There are five use cases identified for MARC source records retrieval.
|1. Retrieve single records based on their Instance ID in order to feed the View Source in the UI|
|2. Retrieve all records||Retrieve paged responses as quickly as possible to the OAI-PMH modules.|
|3. Retrieve records for a period based on createdDate and updatedDate||Retrieve records filtered by their createdDate and updatedDates for certain date- and timespans for OAI-PMH|
|4. Retrieve MARC records for data export||Identifying records for the export will be Inventory driven so we will be getting underlying MARC records from SRS based on the Instance Id (and later by Holdings Id as well)|
|5. Retrieve MARC records based on custom criteria|
High-level strategy to improve SRS performance.
- We have to get rid of RMB PostgreSQL Client and CQL because it does not provide us with fine-grained control over how SQL statements and especially Where clauses are generated.
- Fields in JSON documents that are used in the search conditions intensively must be taken out as separate columns of the table. Based on the use cases analysis DB indexes must be created for those columns. The consequence is that DB tables must be managed by Liquibase instead of RMB and schema.json
- We must define several strategies to retrieve data and each strategy must be used for a particular use case(s).
- Retrieve all MARC source records in chunks (it means the row set must be ordered, the most efficient way here to do this is ordering by Id) (Covers use case 2)
- Retrieve MARC source records for a period in chunks (it means the row set must be ordered, the most efficient way here to do this is ordering by updatedDate. To make criteria simpler only updatedDate must be considered. CreatedDate should not be used) (Covers use case 3)
- Retrieve MARC source records by Instance Ids. InstanceId field must be indexed (Covers use cases 1 and 4)
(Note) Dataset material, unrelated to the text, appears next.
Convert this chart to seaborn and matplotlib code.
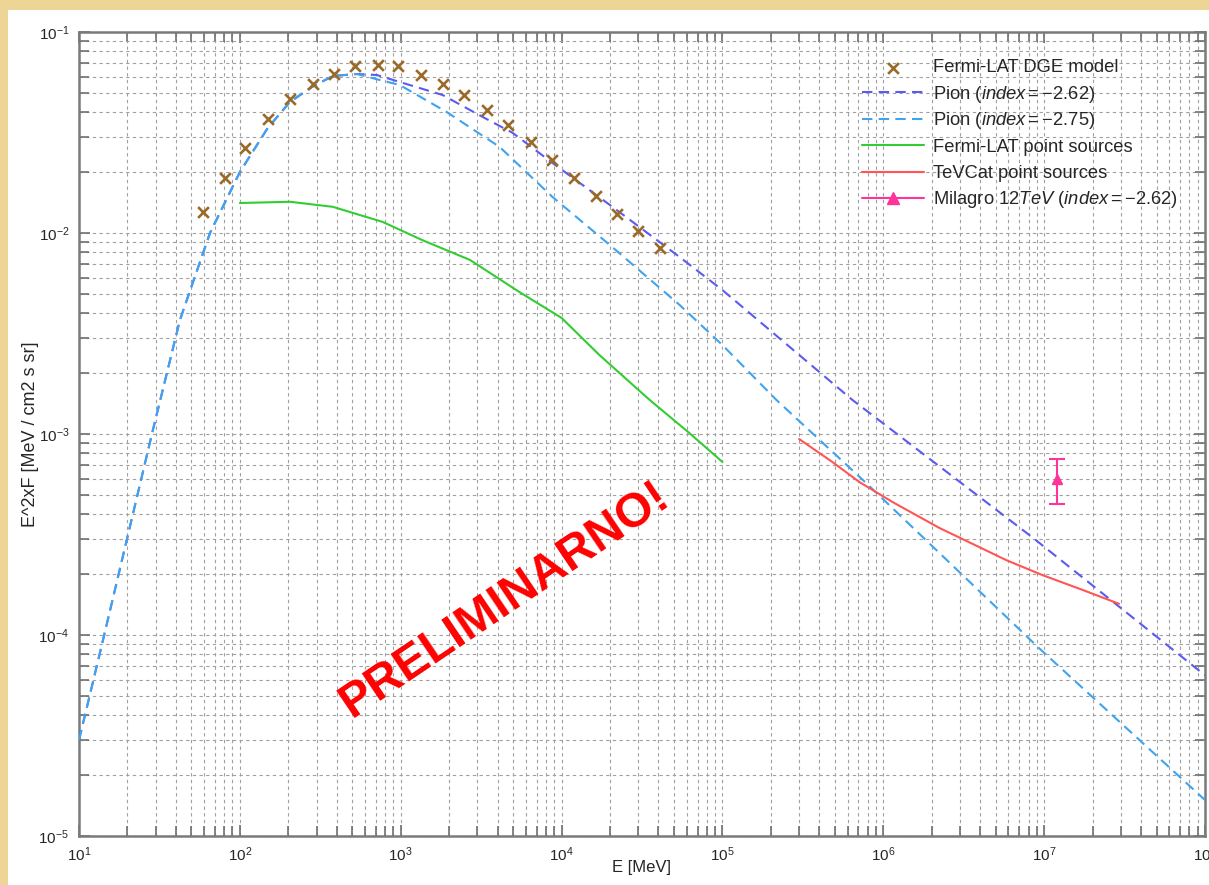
import numpy as np
import pandas as pd
import matplotlib
matplotlib.use("Agg")
import matplotlib.pyplot as plt
from matplotlib.patches import Rectangle
from matplotlib.lines import Line2D
from matplotlib.ticker import LogLocator, NullFormatter
import seaborn as sns

# ---------------- data ----------------
dge_E = [58.9, 80.7, 107, 149, 205, 284, 384, 518, 720, 958, 1330, 1820, 2460,
         3420, 4620, 6420, 8670, 11880, 16260, 21970, 30070, 41200]
dge_F = [0.0127, 0.0188, 0.0265, 0.0369, 0.0464, 0.0551, 0.0618, 0.0678, 0.0686,
         0.0678, 0.061, 0.0551, 0.0486, 0.0409, 0.0344, 0.0284, 0.0231, 0.0188,
         0.0153, 0.01245, 0.01024, 0.0084]

pion262_E = [10, 14.3, 28.4, 42.4, 65.2, 100, 149, 205, 280, 378, 533, 710, 986,
             1820, 3230, 4960, 8790, 20700, 54100, 1e5, 6.41e5, 8.41e6, 1e8]
pion262_F = [3.0e-5, 9.9e-5, 1.0e-3, 3.69e-3, 1.0e-2, 2.01e-2, 3.33e-2, 4.49e-2,
             5.32e-2, 6.04e-2, 6.18e-2, 6.11e-2, 5.64e-2, 4.86e-2, 3.78e-2, 3.15e-2,
             2.23e-2, 1.35e-2, 7.6e-3, 5.2e-3, 1.48e-3, 3.07e-4, 6.3e-5]

pion275_E = [10, 14.3, 28.4, 42.4, 65.2, 100, 149, 205, 280, 378, 533, 741, 986,
             1930, 4120, 8790, 20700, 54100, 1e5, 2.16e5, 7.83e5, 9.3e6, 1e8]
pion275_F = [3.0e-5, 9.9e-5, 1.0e-3, 3.69e-3, 1.0e-2, 2.01e-2, 3.33e-2, 4.49e-2,
             5.32e-2, 6.04e-2, 6.18e-2, 5.77e-2, 5.45e-2, 4.0e-2, 2.68e-2, 1.51e-2,
             8.5e-3, 4.39e-3, 2.77e-3, 1.48e-3, 5.7e-4, 8.6e-5, 1.51e-5]

fermi_ps_E = [100, 205, 378, 773, 1370, 2690, 5480, 1e4, 17200, 35200, 62400, 1e5]
fermi_ps_F = [1.41e-2, 1.43e-2, 1.35e-2, 1.135e-2, 9.2e-3, 7.35e-3, 5.08e-3,
              3.78e-3, 2.47e-3, 1.48e-3, 1.01e-3, 7.26e-4]

tevcat_E = [3.0e5, 4.82e5, 7.1e5, 1.14e6, 2.23e6, 3.94e6, 5.8e6, 9.7e6, 1.72e7, 2.92e7]
tevcat_F = [9.44e-4, 7.26e-4, 5.77e-4, 4.59e-4, 3.41e-4, 2.74e-4, 2.36e-4,
            1.99e-4, 1.68e-4, 1.43e-4]

milagro_E = [1.2e7]
milagro_F = [5.97e-4]
milagro_lo = [4.49e-4]
milagro_hi = [7.52e-4]

labels = [
    "Fermi-LAT DGE model",
    r"Pion $\mathit{(index = {-}2.62)}$",
    r"Pion $\mathit{(index = {-}2.75)}$",
    "Fermi-LAT point sources",
    "TeVCat point sources",
    r"Milagro $\mathit{12TeV\ (index = {-}2.62)}$",
]

# ---------------- style ----------------
sns.set_theme(style="white")
plt.rcParams["font.family"] = ["Liberation Sans", "DejaVu Sans"]
plt.rcParams["mathtext.fontset"] = "custom"
plt.rcParams["mathtext.rm"] = "Liberation Sans"
plt.rcParams["mathtext.it"] = "Liberation Sans:italic"
plt.rcParams["mathtext.default"] = "regular"
plt.rcParams["axes.unicode_minus"] = False

c_dge = "#9a6a28"
c_p262 = "#5b5bf0"
c_p275 = "#3fa3ee"
c_green = "#33cc33"
c_red = "#ff5555"
c_mil = "#ff3399"

fig = plt.figure(figsize=(12.09, 8.85), dpi=100)
fig.patch.set_facecolor("#edd596")
fig.patches.append(Rectangle((8 / 1209, 0), 1 - 8 / 1209, 1 - 10 / 885,
                             transform=fig.transFigure, facecolor="white",
                             edgecolor="none", zorder=-10))

ax = fig.add_axes([79 / 1209, 1 - 836 / 885, (1205 - 79) / 1209, (836 - 32) / 885])
ax.set_facecolor("white")
ax.set_xscale("log")
ax.set_yscale("log")
ax.set_xlim(10, 1e8)
ax.set_ylim(1e-5, 1e-1)

# ---------------- marks ----------------
sns.lineplot(x=pion262_E, y=pion262_F, ax=ax, color=c_p262, lw=1.5,
             linestyle=(0, (5, 3)), label=labels[1], sort=False, zorder=3)
sns.lineplot(x=pion275_E, y=pion275_F, ax=ax, color=c_p275, lw=1.5,
             linestyle=(0, (5, 3)), label=labels[2], sort=False, zorder=3)
sns.lineplot(x=fermi_ps_E, y=fermi_ps_F, ax=ax, color=c_green, lw=1.5,
             label=labels[3], sort=False, zorder=3)
sns.lineplot(x=tevcat_E, y=tevcat_F, ax=ax, color=c_red, lw=1.5,
             label=labels[4], sort=False, zorder=3)
sns.scatterplot(x=dge_E, y=dge_F, ax=ax, marker="x", color=c_dge, s=60,
                linewidth=1.9, label=labels[0], zorder=4)

mF = np.array(milagro_F)
yerr = np.vstack([mF - np.array(milagro_lo), np.array(milagro_hi) - mF])
ax.errorbar(milagro_E, milagro_F, yerr=yerr, fmt="^", color=c_mil,
            markersize=7, capsize=6, elinewidth=1.5, capthick=1.5, zorder=5)

# ---------------- axes cosmetics ----------------
ax.xaxis.set_major_locator(LogLocator(base=10, numticks=20))
ax.xaxis.set_minor_locator(LogLocator(base=10, subs=np.arange(2, 10), numticks=100))
ax.yaxis.set_major_locator(LogLocator(base=10, numticks=20))
ax.yaxis.set_minor_locator(LogLocator(base=10, subs=np.arange(2, 10), numticks=100))
ax.xaxis.set_minor_formatter(NullFormatter())
ax.yaxis.set_minor_formatter(NullFormatter())

ax.grid(True, which="both", color="#a0a0a0", linestyle=(0, (3, 3)), linewidth=0.8)
ax.tick_params(which="both", direction="in", top=True, right=True,
               bottom=True, left=True, color="#707070", width=1.2)
ax.tick_params(which="major", length=8, labelsize=11, pad=7)
ax.tick_params(which="minor", length=7)
for s in ax.spines.values():
    s.set_color("#7a7a7a")
    s.set_linewidth(1.8)

ax.set_xlabel("E [MeV]", fontsize=12)
ax.set_ylabel("E^2xF [MeV / cm2 s sr]", fontsize=13)
ax.xaxis.set_label_coords(0.5, -0.03)
ax.yaxis.set_label_coords(-0.0355, 0.5)

# ---------------- legend (one row per entry, evenly spaced) ----------------
h, l = ax.get_legend_handles_labels()
hd = dict(zip(l, h))
mil_handle = Line2D([], [], color=c_mil, marker="^", markersize=8, lw=1.5)
handles = [hd[labels[0]], hd[labels[1]], hd[labels[2]], hd[labels[3]],
           hd[labels[4]], mil_handle]
row_px = [68, 94.4, 120.8, 147.2, 173.6, 200]
legs = []
for hnd, lab, ypx in zip(handles, labels, row_px):
    leg = ax.legend(handles=[hnd], labels=[lab], loc="center left",
                    bbox_to_anchor=((862 - 79) / 1126, (836 - ypx) / 804),
                    frameon=False, fontsize=13.2, handlelength=3.4,
                    handletextpad=0.45, borderpad=0, borderaxespad=0)
    legs.append(leg)
for leg in legs[:-1]:
    ax.add_artist(leg)

# ---------------- watermark ----------------
ax.text(0.378, 0.2935, "PRELIMINARNO!", transform=ax.transAxes,
        rotation=34, ha="center", va="center", color="#ff0000",
        fontsize=34.5, fontweight="bold", zorder=6)

fig.savefig("out.png", dpi=100, facecolor=fig.get_facecolor())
- Retrieve MARC records by custom criteria. Used by use case 5.
- Data structures returned by SQL queries as well as returned by HTTP end-points must be narrowed and contain only data valuable for a consumer. (see sql functions in the script)
- These changes must be implemented ASAP because of the breaking nature of them. Also migration scripts must be created. (see script for a baseline)